Evans explains that trying to understand individual Nazis was, to most modern historians, an “unfashionable” quest that only led back to Hitler and the cult of personality and allowed the greatest mass of Germans who unblinkingly followed Hitler to get a pass.

But Evans has changed his mind. To understand the Third Reich, he now says, you must understand the Nazis as humans, who, as one reviewer put it, were disturbingly like us.

He divides all Nazi Germany into four parts, starting with long section on Hitler himself before offering shorter biographies of “Paladins,” those in Hitler’s inner circle; of “Enforcers,” those enablers who stood in the next tier; and finally the “Instruments,” regular Germans who carried out the day-to-day work that made the Third Reich possible.

We get Göring, Goebbels and Himmler, of course. We get Eichmann and Hendrich. Streicher and Riefenstahl. Less well known, but chillingly key players on a lower level, like Irma Grese, and a look at those we might call fellow travelers. The biographies are short and sharp and, mostly, chilling.

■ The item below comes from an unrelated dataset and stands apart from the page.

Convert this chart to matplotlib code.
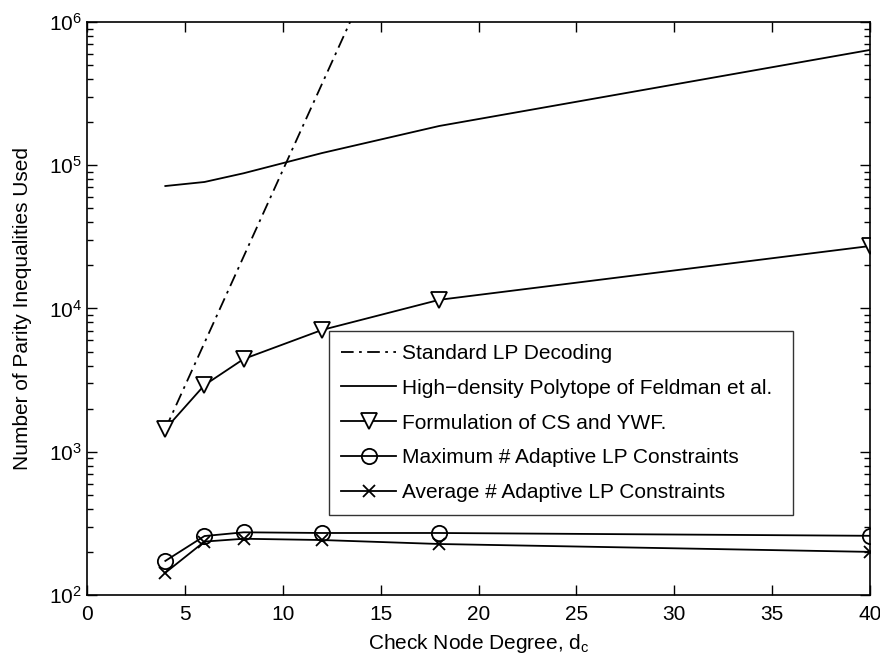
import matplotlib.pyplot as plt
from matplotlib.ticker import LogLocator, NullFormatter

plt.rcParams["font.family"] = ["Liberation Sans", "DejaVu Sans"]
plt.rcParams["mathtext.fontset"] = "custom"
plt.rcParams["mathtext.rm"] = "Liberation Sans"
plt.rcParams["mathtext.it"] = "Liberation Sans"

# --- check node degrees and constraint counts ---
dc_standard = [4, 6, 8, 10, 12, 14]
standard_lp = [1440, 5760, 23040, 92160, 368640, 1474560]

dc = [4, 6, 8, 12, 18, 40]
feldman = [71600, 76400, 87900, 121600, 188000, 638000]
cs_ywf = [1440, 2920, 4440, 7080, 11500, 27300]
adaptive_max = [173, 258, 274, 271, 271, 259]
adaptive_avg = [143, 236, 247, 242, 227, 200]

fig = plt.figure(figsize=(8.8, 6.64), dpi=100)
ax = fig.add_axes([0.0989, 0.1039, 0.8897, 0.863])

lw = 1.3
ax.plot(dc_standard, standard_lp, color="black", linestyle=(0, (7, 3, 1.5, 3)),
        linewidth=lw, label="Standard LP Decoding")
ax.plot(dc, feldman, color="black", linestyle="-", linewidth=lw,
        label="High\u2212density Polytope of Feldman et al.")
ax.plot(dc, cs_ywf, color="black", linewidth=lw, marker="v", markersize=11,
        markerfacecolor="white", markeredgewidth=1.3,
        label="Formulation of CS and YWF.")
ax.plot(dc, adaptive_max, color="black", linewidth=lw, marker="o", markersize=11,
        markerfacecolor="none", markeredgewidth=1.3,
        label="Maximum # Adaptive LP Constraints")
ax.plot(dc, adaptive_avg, color="black", linewidth=lw, marker="x", markersize=8,
        markeredgewidth=1.3, label="Average # Adaptive LP Constraints")

ax.set_yscale("log")
ax.set_xlim(0, 40)
ax.set_ylim(1e2, 1e6)
ax.set_xticks(range(0, 41, 5))
ax.yaxis.set_major_locator(LogLocator(base=10, numticks=10))
ax.yaxis.set_minor_locator(LogLocator(base=10, subs=range(2, 10), numticks=10))
ax.yaxis.set_minor_formatter(NullFormatter())

ax.tick_params(which="both", direction="in", top=True, right=True,
               labelsize=15, width=1.0)
ax.tick_params(axis="x", pad=7)
ax.tick_params(which="major", length=7)
ax.tick_params(which="minor", length=4)
for sp in ax.spines.values():
    sp.set_linewidth(1.2)

ax.set_xlabel("Check Node Degree, d$_\\mathregular{c}$", fontsize=15, labelpad=6)
ax.set_ylabel("Number of Parity Inequalities Used", fontsize=15, labelpad=12)

leg = ax.legend(loc="lower left", bbox_to_anchor=(0.309, 0.14, 0.593, 0.317),
                mode="expand", fontsize=15, frameon=True, fancybox=False,
                edgecolor="black", handlelength=2.6, handletextpad=0.3,
                borderpad=0.6, labelspacing=0.76, borderaxespad=0)
leg.get_frame().set_linewidth(1.0)

fig.savefig("out.png", dpi=100)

And Evans tells us that he came to write this book as a way of bringing light to the “emergence in our own time of a class of unscrupulous populist politicians.”

Et cetera

My editors advise me once again that it’s possible to run out of room even in cyberspace. And so I’ll leave you with a few more books I read. Using material from her own life, the wonderful Claire Messud writes “The Strange Eventful History,” a multigenerational novel, spanning 70 years and two wars, of a French-Algerian family torn between the two countries. I highly recommend it. And then there’s “Empusium,” a novel by Nobelist Olga Tokarczuk, a “horror” story that takes place at a health resort in 1913, inspired, it seems, by Thomas Mann’s “The Magic Mountain.” Most of the horror is easily explained, except the misogyny of the men who live, and sometimes die, at the sanitarium.  Another top recommendation.